March news from Reverend Corin

This year Shrove Tuesday (Pancake Day) is on March 4th, so, depending on when you get your copy of the Parish Magazine, you may or may not have celebrated it. If you have, I hope you had fun. If you haven’t, you might be inspired by the ways other countries celebrate this day.

In Denmark, sweet buns with their middles hollowed out and filled with jam and cream are eaten.

In France, Shrove Tuesday is called Mardi Gras.

In Poland, competitions are held to find the most delicious doughnut.

In Finland, pea soup and blinis are often eaten.
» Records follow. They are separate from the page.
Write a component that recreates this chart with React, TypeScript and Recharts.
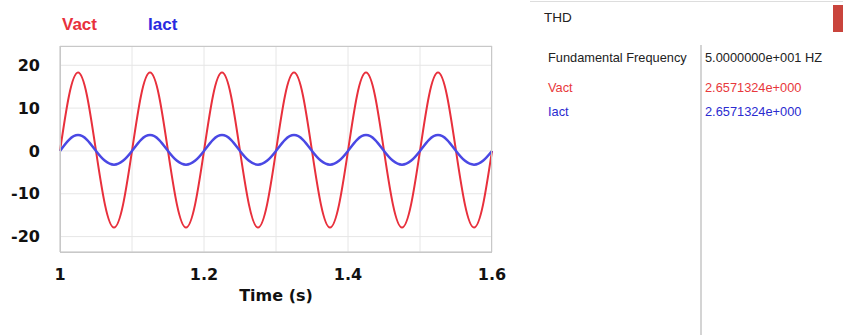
import { LineChart, Line, XAxis, YAxis, CartesianGrid } from "recharts";

const times = [
  1, 1.0125, 1.025, 1.0375, 1.05, 1.0625, 1.075, 1.0875,
  1.1, 1.1125, 1.125, 1.1375, 1.15, 1.1625, 1.175, 1.1875,
  1.2, 1.2125, 1.225, 1.2375, 1.25, 1.2625, 1.275, 1.2875,
  1.3, 1.3125, 1.325, 1.3375, 1.35, 1.3625, 1.375, 1.3875,
  1.4, 1.4125, 1.425, 1.4375, 1.45, 1.4625, 1.475, 1.4875,
  1.5, 1.5125, 1.525, 1.5375, 1.55, 1.5625, 1.575, 1.5875,
  1.6,
];

const vact = [
  0, 12.9, 18.3, 12.9, 0, -12.6, -17.9, -12.6,
  0, 12.9, 18.3, 12.9, 0, -12.6, -17.9, -12.6,
  0, 12.9, 18.3, 12.9, 0, -12.6, -17.9, -12.6,
  0, 12.9, 18.3, 12.9, 0, -12.6, -17.9, -12.6,
  0, 12.9, 18.3, 12.9, 0, -12.6, -17.9, -12.6,
  0, 12.9, 18.3, 12.9, 0, -12.6, -17.9, -12.6,
  0,
];

const iact = [
  0, 2.6, 3.7, 2.6, 0, -2.3, -3.2, -2.3,
  0, 2.6, 3.7, 2.6, 0, -2.3, -3.2, -2.3,
  0, 2.6, 3.7, 2.6, 0, -2.3, -3.2, -2.3,
  0, 2.6, 3.7, 2.6, 0, -2.3, -3.2, -2.3,
  0, 2.6, 3.7, 2.6, 0, -2.3, -3.2, -2.3,
  0, 2.6, 3.7, 2.6, 0, -2.3, -3.2, -2.3,
  0,
];

const xTicks = [1, 1.1, 1.2, 1.3, 1.4, 1.5, 1.6];
const xLabels = ["1", "", "1.2", "", "1.4", "", "1.6"];
const yTicks = [-20, -10, 0, 10, 20];

const thdNames = ["Fundamental Frequency", "Vact", "Iact"];
const thdValues = ["5.0000000e+001 HZ", "2.6571324e+000", "2.6571324e+000"];

const RED = "#e8303c";
const BLUE = "#4a48e4";
const rowColors = ["#222", "#e8383c", "#2b2bd0"];
const rowTops = [50, 80, 104];

const data = times.map((t, i) => ({ t, Vact: vact[i], Iact: iact[i] }));

const tickStyle = { fill: "#111", fontSize: 16, fontWeight: 700, fontFamily: "DejaVu Sans" };

export default function App() {
  return (
    <div style={{ position: "absolute", left: 0, top: 0, width: 843, height: 335, background: "#fff" }}>
      <LineChart width={510} height={310} data={data} margin={{ top: 46, right: 18, bottom: 28, left: 10 }}>
        <CartesianGrid stroke="#e6e6e6" strokeWidth={1} />
        <XAxis
          dataKey="t"
          type="number"
          domain={[1, 1.6]}
          ticks={xTicks}
          tickFormatter={(v: number) => xLabels[xTicks.findIndex((x) => Math.abs(x - v) < 1e-6)] ?? ""}
          tick={tickStyle}
          tickLine={false}
          tickSize={0}
          tickMargin={17}
          axisLine={{ stroke: "#c8c8c8" }}
          height={30}
          label={{ value: "Time (s)", position: "bottom", offset: 8, fill: "#111", fontSize: 16, fontWeight: 700, fontFamily: "DejaVu Sans" }}
        />
        <YAxis
          type="number"
          domain={[-23.6, 24.5]}
          ticks={yTicks}
          tick={tickStyle}
          tickLine={false}
          tickSize={0}
          tickMargin={20}
          axisLine={{ stroke: "#c8c8c8" }}
          width={50}
          allowDataOverflow
        />
        <Line type="natural" dataKey="Vact" stroke={RED} strokeWidth={2} dot={false} isAnimationActive={false} />
        <Line type="natural" dataKey="Iact" stroke={BLUE} strokeWidth={2.5} dot={false} isAnimationActive={false} />
      </LineChart>
      <div
        style={{
          position: "absolute",
          left: 60,
          top: 46,
          width: 432,
          height: 207,
          border: "1px solid #c8c8c8",
          boxSizing: "border-box",
          pointerEvents: "none",
        }}
      />
      <div style={{ position: "absolute", left: 62, top: 15, fontFamily: "Liberation Sans", fontWeight: 700, fontSize: 17, color: RED }}>
        Vact
      </div>
      <div style={{ position: "absolute", left: 148, top: 15, fontFamily: "Liberation Sans", fontWeight: 700, fontSize: 17, color: "#2a2ae0" }}>
        Iact
      </div>
      <div style={{ position: "absolute", left: 530, top: 1, width: 313, height: 1, background: "#ddd" }} />
      <div style={{ position: "absolute", left: 544, top: 10, fontFamily: "Liberation Sans", fontSize: 13.5, color: "#222" }}>THD</div>
      <div style={{ position: "absolute", left: 833, top: 5, width: 10, height: 27, background: "#c9443c" }} />
      <div style={{ position: "absolute", left: 700, top: 45, width: 2, height: 290, background: "#d4d4d4" }} />
      {thdNames.map((name, i) => (
        <div key={name}>
          <div style={{ position: "absolute", left: 548, top: rowTops[i], fontFamily: "Liberation Sans", fontSize: 12.8, color: rowColors[i] }}>
            {name}
          </div>
          <div style={{ position: "absolute", left: 705, top: rowTops[i], fontFamily: "Liberation Sans", fontSize: 12.8, color: rowColors[i] }}>
            {thdValues[i]}
          </div>
        </div>
      ))}
    </div>
  );
}
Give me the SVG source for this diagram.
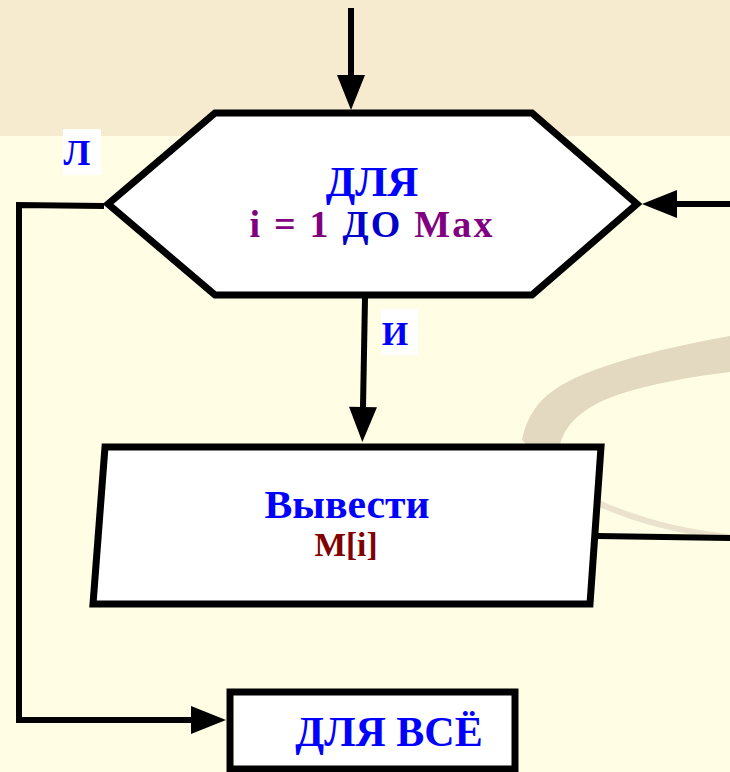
<svg xmlns="http://www.w3.org/2000/svg" width="730" height="772" viewBox="0 0 730 772">
<defs>
<style>
.t{font-family:"Liberation Serif","Times New Roman",serif;font-weight:bold;text-anchor:middle}
.blue{fill:#0000FF}
.dblue{fill:#0000CC}
.purple{fill:#800080}
.dred{fill:#800000}
.shape{fill:#FFFFFF;stroke:#000000;stroke-width:7;stroke-linejoin:miter}
.conn{fill:none;stroke:#000000;stroke-width:6}
.lbl{fill:#FFFFFF}
</style>
<marker id="ah" markerUnits="userSpaceOnUse" markerWidth="36" markerHeight="28" refX="0" refY="14" orient="auto" overflow="visible">
<path d="M0,0 L35,14 L0,28 Z" fill="#000000"/>
</marker>
</defs>
<rect x="0" y="0" width="730" height="772" fill="#FFFEE4"/>
<rect x="0" y="0" width="730" height="136" fill="#F6EBCF"/>
<g id="decor">
<path d="M522,440 C528,410 545,392 575,378 C620,358 680,345 730,336 L730,372 C680,378 630,388 600,402 C580,412 565,425 560,445 L527,445 Z" fill="#E3D9C0"/>
<path d="M560,480 C610,510 670,528 730,534 L730,540 C665,533 605,515 560,486 Z" fill="#EAE2CC"/>
</g>
<g id="connectors">
<line class="conn" x1="351" y1="8" x2="351" y2="75" marker-end="url(#ah)"/>
<line class="conn" x1="365" y1="298" x2="363" y2="407" marker-end="url(#ah)"/>
<line class="conn" x1="730" y1="204" x2="677" y2="204" marker-end="url(#ah)"/>
<polyline class="conn" points="104,206 19,205 19,720 191,720" marker-end="url(#ah)"/>
<line class="conn" x1="597" y1="536" x2="730" y2="538" stroke-width="5"/>
</g>
<g id="label-L">
<rect class="lbl" x="63" y="129" width="38" height="46"/>
<text class="t blue" x="77" y="165" font-size="36">Л</text>
</g>
<g id="label-I">
<rect class="lbl" x="381" y="309" width="37" height="46"/>
<text class="t blue" x="395" y="345" font-size="34">И</text>
</g>
<g id="node-for">
<polygon class="shape" points="215,113 532,113 637,204 532,295 215,295 108,204"/>
<text class="t blue" x="372" y="196" font-size="43">ДЛЯ</text>
<text class="t" x="371" y="237" font-size="38" textLength="243" lengthAdjust="spacing"><tspan class="purple">i = 1 </tspan><tspan class="dblue">ДО</tspan><tspan class="purple"> Max</tspan></text>
</g>
<g id="node-output">
<polygon class="shape" points="105,447 601,447 590,604 93,604"/>
<text class="t blue" x="347" y="518" font-size="40" textLength="165" lengthAdjust="spacingAndGlyphs">Вывести</text>
<text class="t dred" x="346" y="556" font-size="33" textLength="63" lengthAdjust="spacingAndGlyphs">M[i]</text>
</g>
<g id="node-end">
<rect class="shape" x="230" y="692" width="285" height="77"/>
<text class="t blue" x="389" y="746" font-size="42">ДЛЯ ВСЁ</text>
</g>
</svg>
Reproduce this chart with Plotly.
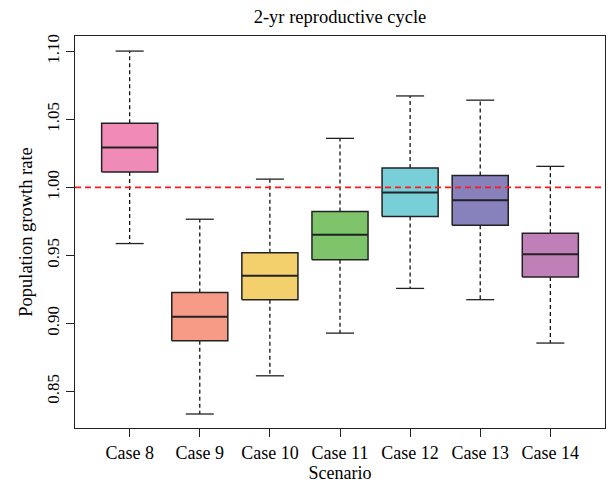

In the Christian calendar, Shrove Tuesday is seen as a time to use up all the good food in the house before entering the season of Lent. This period is the time before Easter during which Christians reflect on the coming events of Good Friday and Easter Sunday, and how they relate to their lives today. Sometimes such reflection leads one to feel a desire to deepen one’s relationship with God, hence why it is called Shrove Tuesday, with ‘shrove’ derived from ‘shrive’ meaning ‘to confess’.
We al have the need for renewal in our lives. The movement towards Spring is a time for feeling more connected to life as nature unfurls. Perhaps this stirs thoughts of a divine presence for you. For the writer Nick Hornby, it is music that prompts such thoughts. He wrote about this in his book: 31 Songs: “I try not to believe in God, of course, but sometimes things happen in music, in songs that bring me up short, make me do a double-take … All I can say is that I can hear things that aren’t there, see and feel things I can’t normally see and feel, and start to realise that, yes, there is such a thing as an immortal soul, or at the very least, a unifying human consciousness, that our lives are short but have meaning”.

Hornby continues, “Beyond that, I’m not sure it changes very much really. I’m not going to listen to stuff like this too often, though, just in case”.Worth pondering as we welcome new life this Spring and Lenten season.